From: Josh Yelon <jyelon@cs.uiuc.edu> Subject: 'pklite' for Linux. Date: Mon, 16 Mar 1992 00:30:27 GMT
I considering writing binary file compressor for Linux, much like
pklite for msdos. The salient characteristic will be that you
can compress a program, and you won't have to decompress it
in order to run it. (It would decompress itself automatically
into RAM). I need ideas.
First of all, how do I pull it off?
Here is plan 1:
1. start the to-be-compressed executable using ptrace.
2. read out all of its memory into a file.
3. compress the file.
4. prepend a tiny in-memory decompression routine to the file,
5. prepend the proper headers for an executable program, and presto!
The disadvantages:
1. I like shared pages. However, a text segment that gets
decompressed at runtime isn't 'read-only', so that does
it in for shared pages.
2. Shared libraries would probably get linked in as soon as
ptrace ran the thing, so the libraries would become a part
of the compressed file. Yuck!
3. Thousands of copies of this decompression routine, one in
every executable, like a virus. Gross. Plus, the kernel
is constantly loading the same decompression routine from
disk. Wasteful.
The advantages:
1. It's pretty easy, considering that I already have the
code for dumping a running process into an executable file.
2. Nobody has to be aware of it. A compressed program would
run just like any other.
Here's another plan:
1. Edit the kernel code for exec, to look for a new 'compressed
executable' magic number.
2. Have it then decompress/load the file into ram, and
3. Have it then proceed as if it had just loaded a non-demand-paged
executable.
The advantages.
1. Its very clean.
2. The decompression routine is in the kernel, so it only
needs to be loaded once.
3. It sounds more reliable than the above approach.
The disadvantages.
1. The kernel is getting bigger (although not much,
assuming that the decompression routine is small).

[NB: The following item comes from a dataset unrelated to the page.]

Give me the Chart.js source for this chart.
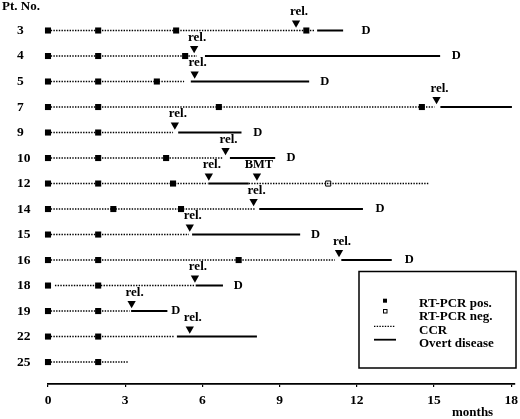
<!doctype html>
<html lang="en">
  <head>
    <meta charset="utf-8">
    <title>RT-PCR follow-up per patient</title>
    <script src="https://cdn.jsdelivr.net/npm/chart.js"></script>
    <style>
      body { margin: 0; background: #fff; }
    </style>
  </head>
  <body>
    <canvas id="chart" width="520" height="419"></canvas>

    <script>
    // values, in months
    const patients = ['3', '4', '5', '7', '9', '10', '12', '14', '15', '16', '18', '19', '22', '25'];

    // dotted line (CCR), one or more periods per patient
    const ccrPeriods = [
        [[0, 10.35]],
        [[0, 5.79]],
        [[0, 5.29]],
        [[0, 15.02]],
        [[0, 4.86]],
        [[0, 6.8]],
        [[0, 6.2], [7.8, 14.78]],
        [[0, 8.03]],
        [[0, 5.48]],
        [[0, 11.15]],
        [[0.27, 5.7]],
        [[0, 3.17]],
        [[0, 4.9]],
        [[0, 3.1]]
    ];

    // solid line (overt disease)
    const overtPeriods = [
        [[10.46, 11.47]],
        [[6.1, 15.24]],
        [[5.55, 10.15]],
        [[15.25, 18.03]],
        [[5.06, 7.52]],
        [[7.07, 8.83]],
        [[6.23, 7.8]],
        [[8.21, 12.24]],
        [[5.6, 9.8]],
        [[11.4, 13.36]],
        [[5.74, 6.8]],
        [[3.23, 4.64]],
        [[5.01, 8.12]],
        []
    ];

    const pcrPositive = [
        [0, 1.95, 4.98, 10.04],
        [0, 1.95, 5.33],
        [0, 1.95, 4.23],
        [0, 1.95, 6.64, 14.53],
        [0, 1.95],
        [0, 1.95, 4.59],
        [0, 1.95, 4.86],
        [0, 2.54, 5.17],
        [0, 1.95],
        [0, 1.95, 7.41],
        [0, 1.95],
        [0, 1.95],
        [0, 1.95],
        [0, 1.95]
    ];
    const pcrNegative = [null, null, null, null, null, null, 10.89, null, null, null, null, null, null, null];

    const relapse = [9.64, 5.68, 5.70, 15.1, 4.93, 6.9, 6.25, 7.99, 5.51, 11.31, 5.71, 3.25, 5.51, null];
    const bmt     = [null, null, null, null, null, null, 8.12, null, null, null, null, null, null, null];
    const death   = [12.36, 15.87, 10.76, null, 8.15, 9.44, null, 12.9, 10.4, 14.04, 7.39, 4.97, null, null];

    const xTicks = [0, 3, 6, 9, 12, 15, 18];
    const legendLabels = ['RT-PCR pos.', 'RT-PCR neg.', 'CCR', 'Overt disease'];

    const serif = 'Liberation Serif';
    const markLift = 0.3; // triangles sit just above the row

    // turn periods into line data, with a null point between segments
    function segments(periods) {
        let out = [];
        periods.forEach(function(list, row) {
            list.forEach(function(p) {
                out.push({x: p[0], y: row}, {x: p[1], y: row}, {x: p[1], y: null});
            });
        });
        return out;
    }

    let posPoints = [];
    pcrPositive.forEach(function(list, row) {
        list.forEach(function(m) { posPoints.push({x: m, y: row}); });
    });
    let negPoints = [];
    pcrNegative.forEach(function(m, row) { if (m !== null) negPoints.push({x: m, y: row}); });
    let relPoints = [];
    relapse.forEach(function(m, row) { if (m !== null) relPoints.push({x: m, y: row - markLift}); });
    bmt.forEach(function(m, row) { if (m !== null) relPoints.push({x: m, y: row - markLift}); });

    // rel. / BMT / D texts, Pt. No., months and the legend box
    const notes = {
        id: 'notes',
        afterDatasetsDraw(chart) {
            const ctx = chart.ctx;
            const xs = chart.scales.x, ys = chart.scales.y;
            ctx.save();
            ctx.fillStyle = '#000';
            ctx.textAlign = 'center';
            ctx.textBaseline = 'middle';
            ctx.font = 'bold 13px "' + serif + '"';
            relapse.forEach(function(m, row) {
                if (m === null) return;
                ctx.fillText('rel.', xs.getPixelForValue(m) + 3, ys.getPixelForValue(row) - 18.5);
            });
            ctx.font = 'bold 12.5px "' + serif + '"';
            bmt.forEach(function(m, row) {
                if (m === null) return;
                ctx.fillText('BMT', xs.getPixelForValue(m) + 2, ys.getPixelForValue(row) - 19);
            });
            death.forEach(function(m, row) {
                if (m === null) return;
                ctx.fillText('D', xs.getPixelForValue(m), ys.getPixelForValue(row));
            });

            ctx.textAlign = 'left';
            ctx.font = 'bold 13px "' + serif + '"';
            ctx.fillText('Pt. No.', 2, 7);
            ctx.fillText('months', 452, 413);

            // legend
            ctx.strokeStyle = '#000';
            ctx.lineWidth = 1.5;
            ctx.strokeRect(359, 271.5, 157, 96.5);
            ctx.fillRect(383, 298.7, 4, 4);
            ctx.lineWidth = 1;
            ctx.strokeRect(383.5, 309.5, 3.5, 3.5);
            ctx.setLineDash([1.4, 1.3]);
            ctx.lineWidth = 1.3;
            ctx.beginPath(); ctx.moveTo(374, 326.3); ctx.lineTo(395, 326.3); ctx.stroke();
            ctx.setLineDash([]);
            ctx.lineWidth = 1.8;
            ctx.beginPath(); ctx.moveTo(374, 339.7); ctx.lineTo(396, 339.7); ctx.stroke();
            ctx.font = 'bold 13px "' + serif + '"';
            [304, 317, 330.5, 344].forEach(function(y, i) {
                ctx.fillText(legendLabels[i], 419, y);
            });
            ctx.restore();
        }
    };

    new Chart(document.getElementById('chart'), {
        data: {
            datasets: [{
                type: 'line',
                label: 'CCR',
                data: segments(ccrPeriods),
                borderColor: '#000',
                borderWidth: 1.4,
                borderDash: [1.4, 1.3],
                pointRadius: 0,
                spanGaps: false,
                clip: false
            }, {
                type: 'line',
                label: 'Overt disease',
                data: segments(overtPeriods),
                borderColor: '#000',
                borderWidth: 1.9,
                pointRadius: 0,
                spanGaps: false,
                clip: false
            }, {
                type: 'scatter',
                label: 'RT-PCR pos.',
                data: posPoints,
                pointStyle: 'rect',
                pointRadius: 4.3,
                pointBackgroundColor: '#000',
                pointBorderWidth: 0,
                clip: false
            }, {
                type: 'scatter',
                label: 'RT-PCR neg.',
                data: negPoints,
                pointStyle: 'rect',
                pointRadius: 3.6,
                pointBackgroundColor: '#fff',
                pointBorderColor: '#000',
                pointBorderWidth: 1,
                clip: false
            }, {
                type: 'scatter',
                label: 'rel.',
                data: relPoints,
                pointStyle: 'triangle',
                pointRotation: 180,
                pointRadius: 4.8,
                pointBackgroundColor: '#000',
                pointBorderWidth: 0,
                clip: false
            }]
        },
        options: {
            responsive: false,
            animation: false,
            layout: { padding: { left: 17, right: 2, top: 4.5, bottom: 0 } },
            plugins: {
                legend: { display: false },
                tooltip: { enabled: false }
            },
            scales: {
                x: {
                    type: 'linear',
                    min: 0,
                    max: 18.15,
                    afterBuildTicks: function(s) { s.ticks = xTicks.map(v => ({value: v})); },
                    afterFit: function(s) {
                        s.height = 35;
                        s.paddingLeft = 0; s.paddingRight = 0;
                    },
                    grid: { drawOnChartArea: false, drawTicks: true, tickLength: 3, color: '#000', lineWidth: 1.2 },
                    border: { display: true, color: '#000', width: 1.8 },
                    ticks: {
                        color: '#000',
                        padding: 5,
                        maxRotation: 0,
                        autoSkip: false,
                        font: { family: serif, size: 13.5, weight: 'bold' }
                    }
                },
                y: {
                    type: 'linear',
                    reverse: true,
                    min: -1,
                    max: 13.86,
                    afterBuildTicks: function(s) { s.ticks = patients.map((p, i) => ({value: i})); },
                    afterFit: function(s) {
                        s.width = 31;
                        s.paddingTop = 0; s.paddingBottom = 0;
                    },
                    grid: { display: false },
                    border: { display: false },
                    ticks: {
                        color: '#000',
                        crossAlign: 'far',
                        autoSkip: false,
                        font: { family: serif, size: 13.5, weight: 'bold' },
                        callback: function(v) { return patients[v]; }
                    }
                }
            }
        },
        plugins: [notes]
    });
    </script>
  </body>
</html>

2. You have to have the decompressing-kernel to run
compressed programs.
3. Again, compressed files are not demand-paged. (I, personally,
could care less - I tend to think that demand-paging slows
things down as much as it speeds things up).
Whaddaya think?
Also, about compression algorithms:
I have considered using 16-bit Huffman codes, but I'm only getting
a 70% compression ratio. Lempel-Ziv is okay (that's what compress
uses), but it takes gobs of ram to use it. Besides, I prefer a
static scheme- one where the decompression tables are fixed. (after
all, everything being compressed will be stylized gnu C 386 code...
why use an adaptive algorithm when there is nothing to adapt to?)
On that note, I was also considering inventing a specialized
algorithm for compressing 386 opcodes (it would still produce correct
output on other stuff, it just wouldn't be able to compress much).
Anybody know anything concrete about the feasibility of this?
PS: In order to do this I would need sample data - namely, assembly
listings containing BOTH opcodes and mnemonics, so I can pore them
over and see what kinds of regular patterns the gnu C compiler
typically produces. I cannot obtain this, since I do not have
access to a 386 right now. Would anybody be able to mail me a 100K
listing from the assembler?
y
Thanks in advance 4 ideas!
- Josh
PS: this might help alleviate some of the root-disk woes!